Ooi is also the chief executive officer of Ideal Property Group which is contributing the administrative building as a corporate social responsiblity (CSR) project.

He said the company would proceed with the construction of the building while waiting for the land title for the plot to be transferred from Koperasi Tunas Muda Sungai Ara Bhd to the Heng Ee School Board before starting work on the rest of the school.

He said there had been confusion that construction would be delayed due to the transferring of the land title.

Ooi said the title had to be transferred in order to obtain federal funding for the school.

He said that a subdivision plan had been sent to the Land Office and it was expected to be approved by February next year for the title to be transferred.

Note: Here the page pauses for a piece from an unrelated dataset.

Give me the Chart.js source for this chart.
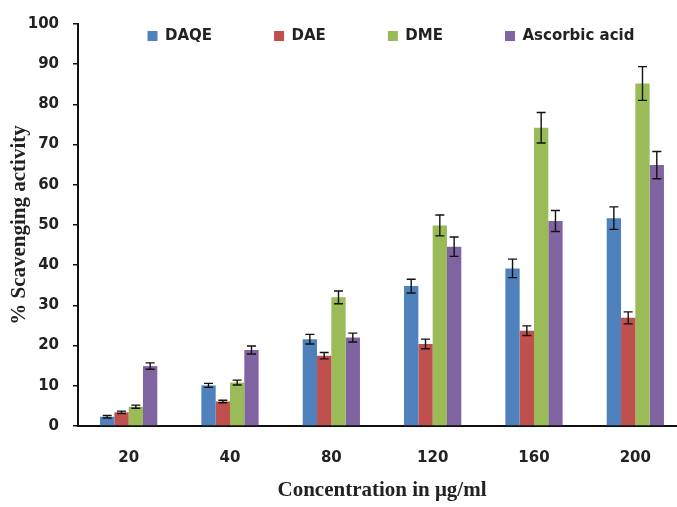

Architect Datuk Richard Jong, whose firm East Design Architect Sdn Bhd is offering free building consultation, said the state government and Penang Municipal Council had done their best to expedite the construction of the school.

“The initial design of the school which was approved in February this year was scrapped as it was not up to standard,” he said.

He added that the rezoning proposal for the school was done on July 19 and approved about two months later on Sept 17.

“Our objective is to try to complete the school as soon as possible so we will be able to take in the first batch of students in Jan 2016,” Jong added.

A Heng Ee primary school will also be built on an adjacent 1.62ha plot.